* WHAT IS EXPECTED *
Leave out the pictures and copy everything else below exactly.
___ DATA BLOCK ___
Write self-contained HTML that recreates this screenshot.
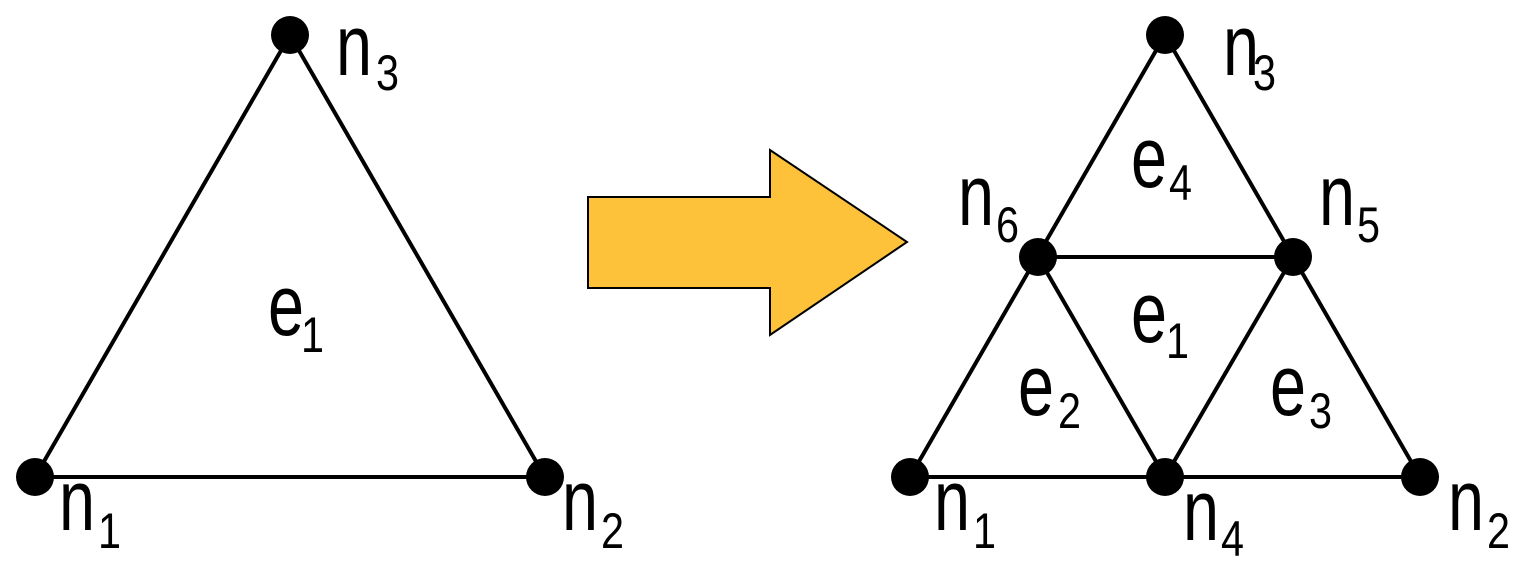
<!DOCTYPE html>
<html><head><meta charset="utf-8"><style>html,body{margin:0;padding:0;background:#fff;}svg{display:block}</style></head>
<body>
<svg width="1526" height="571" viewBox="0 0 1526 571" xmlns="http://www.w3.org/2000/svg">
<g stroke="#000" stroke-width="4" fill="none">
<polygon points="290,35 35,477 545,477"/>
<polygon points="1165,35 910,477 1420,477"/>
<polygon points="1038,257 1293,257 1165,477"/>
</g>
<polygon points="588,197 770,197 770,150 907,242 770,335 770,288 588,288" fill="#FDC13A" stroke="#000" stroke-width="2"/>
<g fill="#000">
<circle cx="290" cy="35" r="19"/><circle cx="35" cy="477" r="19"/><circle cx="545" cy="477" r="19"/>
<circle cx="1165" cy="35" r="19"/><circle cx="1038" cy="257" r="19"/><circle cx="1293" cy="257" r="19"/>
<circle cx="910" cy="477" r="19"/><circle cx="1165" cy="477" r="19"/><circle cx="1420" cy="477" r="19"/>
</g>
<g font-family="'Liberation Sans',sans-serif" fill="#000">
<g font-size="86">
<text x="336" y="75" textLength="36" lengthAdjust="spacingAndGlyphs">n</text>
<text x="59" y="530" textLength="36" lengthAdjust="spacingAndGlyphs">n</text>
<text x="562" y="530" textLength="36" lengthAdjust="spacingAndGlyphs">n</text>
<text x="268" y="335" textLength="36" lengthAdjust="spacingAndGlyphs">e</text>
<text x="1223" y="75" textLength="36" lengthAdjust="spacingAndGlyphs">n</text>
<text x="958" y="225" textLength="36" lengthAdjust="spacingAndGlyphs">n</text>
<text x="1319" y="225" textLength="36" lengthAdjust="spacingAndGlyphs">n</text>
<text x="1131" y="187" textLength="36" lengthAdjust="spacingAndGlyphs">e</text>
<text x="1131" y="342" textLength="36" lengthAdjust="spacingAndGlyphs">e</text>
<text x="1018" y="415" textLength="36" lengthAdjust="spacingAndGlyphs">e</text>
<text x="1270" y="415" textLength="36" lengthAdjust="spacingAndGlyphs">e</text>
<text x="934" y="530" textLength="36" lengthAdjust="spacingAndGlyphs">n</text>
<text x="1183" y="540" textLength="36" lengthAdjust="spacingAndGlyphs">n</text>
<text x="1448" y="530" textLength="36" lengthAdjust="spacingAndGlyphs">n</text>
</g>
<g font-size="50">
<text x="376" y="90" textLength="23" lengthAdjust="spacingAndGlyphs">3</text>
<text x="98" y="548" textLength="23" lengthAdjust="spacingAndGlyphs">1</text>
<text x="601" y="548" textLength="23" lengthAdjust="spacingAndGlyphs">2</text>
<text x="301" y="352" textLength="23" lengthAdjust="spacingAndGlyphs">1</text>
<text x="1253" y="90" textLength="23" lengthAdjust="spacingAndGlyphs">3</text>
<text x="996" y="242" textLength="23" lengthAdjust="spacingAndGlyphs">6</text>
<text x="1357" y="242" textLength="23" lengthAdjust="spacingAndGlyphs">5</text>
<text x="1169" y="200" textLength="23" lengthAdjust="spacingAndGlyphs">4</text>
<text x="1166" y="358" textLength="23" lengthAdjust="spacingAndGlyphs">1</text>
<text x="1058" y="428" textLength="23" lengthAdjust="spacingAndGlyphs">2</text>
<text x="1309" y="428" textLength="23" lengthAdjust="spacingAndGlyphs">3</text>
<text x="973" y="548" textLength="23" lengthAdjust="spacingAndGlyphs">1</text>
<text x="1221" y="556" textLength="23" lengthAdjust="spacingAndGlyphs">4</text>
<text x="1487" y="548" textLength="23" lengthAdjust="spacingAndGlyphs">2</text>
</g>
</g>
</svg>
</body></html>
___
* TASK OUTPUT *
Write self-contained HTML that recreates this screenshot.
<!DOCTYPE html>
<html><head><meta charset="utf-8"><style>html,body{margin:0;padding:0;background:#fff;}svg{display:block}</style></head>
<body>
<svg width="1526" height="571" viewBox="0 0 1526 571" xmlns="http://www.w3.org/2000/svg">
<g stroke="#000" stroke-width="4" fill="none">
<polygon points="290,35 35,477 545,477"/>
<polygon points="1165,35 910,477 1420,477"/>
<polygon points="1038,257 1293,257 1165,477"/>
</g>
<polygon points="588,197 770,197 770,150 907,242 770,335 770,288 588,288" fill="#FDC13A" stroke="#000" stroke-width="2"/>
<g fill="#000">
<circle cx="290" cy="35" r="19"/><circle cx="35" cy="477" r="19"/><circle cx="545" cy="477" r="19"/>
<circle cx="1165" cy="35" r="19"/><circle cx="1038" cy="257" r="19"/><circle cx="1293" cy="257" r="19"/>
<circle cx="910" cy="477" r="19"/><circle cx="1165" cy="477" r="19"/><circle cx="1420" cy="477" r="19"/>
</g>
<g font-family="'Liberation Sans',sans-serif" fill="#000">
<g font-size="86">
<text x="336" y="75" textLength="36" lengthAdjust="spacingAndGlyphs">n</text>
<text x="59" y="530" textLength="36" lengthAdjust="spacingAndGlyphs">n</text>
<text x="562" y="530" textLength="36" lengthAdjust="spacingAndGlyphs">n</text>
<text x="268" y="335" textLength="36" lengthAdjust="spacingAndGlyphs">e</text>
<text x="1223" y="75" textLength="36" lengthAdjust="spacingAndGlyphs">n</text>
<text x="958" y="225" textLength="36" lengthAdjust="spacingAndGlyphs">n</text>
<text x="1319" y="225" textLength="36" lengthAdjust="spacingAndGlyphs">n</text>
<text x="1131" y="187" textLength="36" lengthAdjust="spacingAndGlyphs">e</text>
<text x="1131" y="342" textLength="36" lengthAdjust="spacingAndGlyphs">e</text>
<text x="1018" y="415" textLength="36" lengthAdjust="spacingAndGlyphs">e</text>
<text x="1270" y="415" textLength="36" lengthAdjust="spacingAndGlyphs">e</text>
<text x="934" y="530" textLength="36" lengthAdjust="spacingAndGlyphs">n</text>
<text x="1183" y="540" textLength="36" lengthAdjust="spacingAndGlyphs">n</text>
<text x="1448" y="530" textLength="36" lengthAdjust="spacingAndGlyphs">n</text>
</g>
<g font-size="50">
<text x="376" y="90" textLength="23" lengthAdjust="spacingAndGlyphs">3</text>
<text x="98" y="548" textLength="23" lengthAdjust="spacingAndGlyphs">1</text>
<text x="601" y="548" textLength="23" lengthAdjust="spacingAndGlyphs">2</text>
<text x="301" y="352" textLength="23" lengthAdjust="spacingAndGlyphs">1</text>
<text x="1253" y="90" textLength="23" lengthAdjust="spacingAndGlyphs">3</text>
<text x="996" y="242" textLength="23" lengthAdjust="spacingAndGlyphs">6</text>
<text x="1357" y="242" textLength="23" lengthAdjust="spacingAndGlyphs">5</text>
<text x="1169" y="200" textLength="23" lengthAdjust="spacingAndGlyphs">4</text>
<text x="1166" y="358" textLength="23" lengthAdjust="spacingAndGlyphs">1</text>
<text x="1058" y="428" textLength="23" lengthAdjust="spacingAndGlyphs">2</text>
<text x="1309" y="428" textLength="23" lengthAdjust="spacingAndGlyphs">3</text>
<text x="973" y="548" textLength="23" lengthAdjust="spacingAndGlyphs">1</text>
<text x="1221" y="556" textLength="23" lengthAdjust="spacingAndGlyphs">4</text>
<text x="1487" y="548" textLength="23" lengthAdjust="spacingAndGlyphs">2</text>
</g>
</g>
</svg>
</body></html>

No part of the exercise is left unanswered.